The Knicks legend spent his whole 11-year career in New York and became a true legend of the city. At 6’9”, Reed was an undersized but extremely gritty center that used his strength and soft left-hand touch to dominate. The most memorable moment of his career came in Game 7 of the 1970 NBA Finals, as Reed came out to play with a torn muscle in his right thigh, starting the game with two field goals before exiting the game. His individual contribution may have been small, but the mental push and inspiration would propel the Knicks to a victory and the championship.
That day alone immortalized Reed’s name in Knicks and NBA history, but let’s not forget about the 7x All-Star appearances, 2 rings, and one MVP award that completed his Hall-of-Fame career. If he hadn’t struggled with injuries, Reed would have had an even better and longer career, but that fighting mentality left a toll on his body.
Reed took on coaching and GM roles before becoming the senior vice president of basketball operations for the New Jersey Nets in his post-playing career. Willis helped the Nets build and contending team in the early 2000s, but they felt short two times in the Finals versus the Lakers and Spurs.

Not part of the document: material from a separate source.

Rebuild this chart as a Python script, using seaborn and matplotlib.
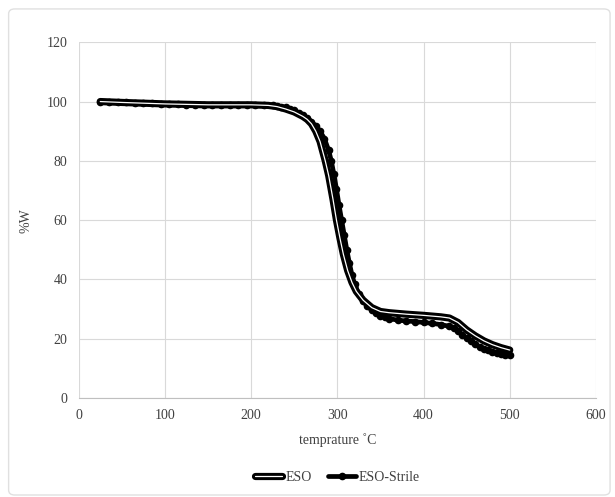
import matplotlib
matplotlib.use("Agg")
import matplotlib.pyplot as plt
import matplotlib.patheffects as pe
from matplotlib.patches import FancyBboxPatch
import seaborn as sns
import pandas as pd

# temperature (°C) and weight (%)
temp_eso = [25, 50, 100, 150, 200, 220, 230, 240, 250, 260, 265, 270, 275, 280, 286, 290,
            295, 299, 303, 307, 312, 317, 322, 330, 340, 350, 360, 380, 400, 420, 430,
            440, 450, 460, 470, 480, 490, 500]
w_eso = [100, 99.7, 99.2, 98.9, 98.9, 98.7, 98.3, 97.5, 96.5, 95.0, 94.0, 92.5, 90.0, 86.5, 80.0, 75.0,
         67.0, 60.0, 54.0, 48.5, 43.0, 39.0, 36.0, 33.0, 30.5, 29.2, 28.8, 28.3, 27.9, 27.4, 27.0,
         25.5, 23.0, 21.0, 19.3, 18.0, 17.0, 16.2]

temp_strile = [25, 35, 45, 55, 65, 75, 85, 95, 105, 115, 125, 135, 145, 155, 165, 175, 185,
               195, 205, 215, 225, 230, 235, 240, 245, 250, 255, 260, 265, 270, 275, 280,
               285, 290, 293, 296, 299, 302, 305, 308, 311, 314, 317, 320, 325, 330, 335,
               340, 345, 350, 355, 360, 370, 380, 390, 400, 410, 420, 430, 435,
               440, 445, 450, 455, 460, 465, 470, 475, 480, 485, 490, 495, 500]
w_strile = [100, 99.9, 99.8, 99.7, 99.6, 99.5, 99.4, 99.3, 99.2, 99.1, 99.0, 99.0, 99.0, 99.0, 99.0, 99.0, 99.0,
            99.0, 99.0, 98.9, 98.7, 98.5, 98.3, 98.0, 97.6, 97.0, 96.3, 95.5, 94.5, 93.2, 91.8, 90.0,
            87.5, 83.5, 80.0, 75.5, 70.5, 65.0, 60.0, 55.0, 50.0, 45.5, 41.5, 38.5, 35.0, 32.8, 31.0,
            29.6, 28.6, 27.8, 27.2, 26.8, 26.3, 26.0, 25.8, 25.5, 25.2, 24.8, 24.2, 23.6,
            22.6, 21.4, 20.2, 19.1, 18.1, 17.3, 16.7, 16.1, 15.7, 15.3, 15.0, 14.7, 14.4]

x_ticks = [0, 100, 200, 300, 400, 500, 600]
y_ticks = [0, 20, 40, 60, 80, 100, 120]

sns.set_theme(style="whitegrid")
plt.rcParams["font.family"] = ["Liberation Serif", "DejaVu Serif"]

fig = plt.figure(figsize=(6.15, 4.97), dpi=100)
fig.patches.append(FancyBboxPatch((0.014, 0.004), 0.978, 0.978, boxstyle="round,pad=0,rounding_size=0.01",
                                  transform=fig.transFigure, facecolor="white",
                                  edgecolor="#e0e0e0", linewidth=1.0, zorder=-1))
ax = fig.add_axes([0.128, 0.199, 0.841, 0.716])
ax.set_facecolor("none")

df_eso = pd.DataFrame({"t": temp_eso, "w": w_eso})
df_str = pd.DataFrame({"t": temp_strile, "w": w_strile})

sns.lineplot(data=df_str, x="t", y="w", ax=ax, color="black", linewidth=3.4, sort=False,
             marker="o", markersize=5.5, markeredgewidth=0, label="ESO-Strile", zorder=2)
sns.lineplot(data=df_eso, x="t", y="w", ax=ax, color="white", linewidth=0.9, sort=False,
             label="ESO", zorder=3,
             path_effects=[pe.Stroke(linewidth=5.2, foreground="black"), pe.Normal()])

ax.set_xlim(0, 600)
ax.set_ylim(0, 120)
ax.set_xticks(x_ticks)
ax.set_yticks(y_ticks)
ax.grid(True, color="#d9d9d9", linewidth=0.8)
for s in ["top", "right", "left"]:
    ax.spines[s].set_visible(False)
ax.spines["bottom"].set_color("#bfbfbf")
ax.spines["bottom"].set_linewidth(0.8)
ax.tick_params(axis="both", length=0, labelsize=10, colors="#404040", pad=8)

ax.set_xlabel("temprature ˚C", fontsize=10, color="#404040", labelpad=8)
ax.set_ylabel("%W", fontsize=10, color="#404040", labelpad=10)

handles, labels = ax.get_legend_handles_labels()
order = [labels.index("ESO"), labels.index("ESO-Strile")]
ax.legend([handles[i] for i in order], [labels[i] for i in order],
          loc="upper center", bbox_to_anchor=(0.5, -0.17), ncol=2, frameon=False,
          fontsize=10, handlelength=2.0, columnspacing=1.2, handletextpad=0.2,
          labelcolor="#404040")

fig.savefig("out.png", dpi=100)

Precisely during those 2002 Finals versus the Lakers, Reed had the first-hand chance to see Shaquille O’Neal in his prime, dominating the Nets, who had no answer for “The Diesel.” As Reed was in the crowd for Game 2 in Staples Center, he got asked by sideline reporter Jim Gray for his opinion on Shaq and his game:
“Well, I think today he’s the greatest big man in the game; he’s unstoppable in terms of what he does. He’s got all the shots, all the moves, he plays power most of the time, but tonight he’s playing finesse and power.”Willis Reed, The Universe Galaxy
Gray would also ask for Reed’s opinion on Shaq’s ranking amongst the big men in NBA history and how he would stack up against the likes of Russel, Chamberlain, or Jabbar. Willis had a diplomatic answer:
“I don’t like to rate guys in different eras. I think Russell was great in his era. I think Chamberlain was great in his era, Jabbar in his era, and right now, Shaq dominates his era.”Willis Reed, The Universe Galaxy
It’s hard to compare all these greats, as the game was so different in each era they played, as Reed pointed out. All of these guys were unstoppable in their own way, as you really can’t go wrong with either one. One guy that really got snubbed out of this conversation is Hakeem “The Dream” Olajuwon, who, in my mind, has a case of even being the #1 center of all-time. But like I said, it’s really a matter of preference, as all of those guys were amazing. Hopefully, in the future of the NBA, we will have such a number of great big men again.